Consumada la ceremonia y el descenso, y justo cuando empezaba a plantearme si acogerme a sagrado, recibo por redes sociales el comunicado del club que termina por alegrarme el día. Lejos de cualquier autocrítica, ¡amenazan con seguir! Hay que ser muy empecinado para querer continuar cuando, tras más de veinte años de gestión, el resultado ha sido palmario: siniestro total. Nadie podrá negar la valentía de Enrique Ortiz en su momento al asumir la propiedad de un club en estado de ruina, también sería injusto no reconocer los efímeros éxitos obtenidos durante su etapa. Sin embargo, en el balance total, no hay excusa posible.

El fracaso es abrumador. Tras casi cinco lustros de Enriquismo, el Hércules no ha mejorado ni en lo deportivo, ni en lo social, ni en lo económico; más bien al contrario, estamos hoy bastante peor que cuando él llegó.

Tras el descenso a la cuarta categoría del fútbol patrio, solo la ilusión del cambio puede revertir la deriva suicida que está tomando la entidad. Enrique Ortiz no puede seguir ni un minuto más al frente del Hércules Club de Fútbol.

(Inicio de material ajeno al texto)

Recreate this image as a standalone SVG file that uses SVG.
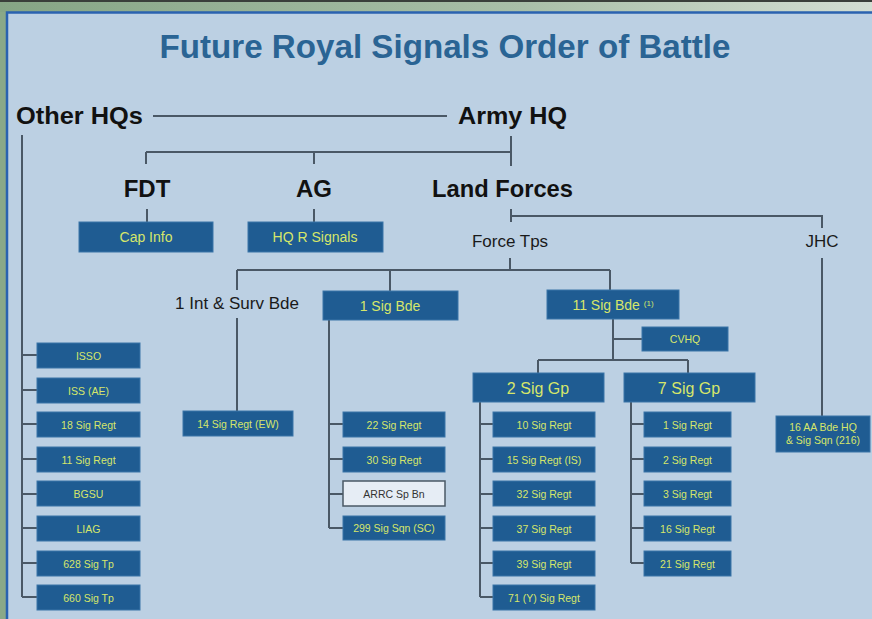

Márchese señor Ortiz, no insista. Firme el empate y no haga más daño a su imagen. Reconózcalo, no sirve para esto. Ceda el testigo, venda, váyase. De lo contrario terminará por enterrar el poco crédito que le queda y lo peor, terminará por aniquilar la esperanza del herculanismo.

Puede que alguno todavía piense que no es posible un Hércules sin Ortiz, pero lo que ha quedado fuera de toda duda es que, con él, es imposible.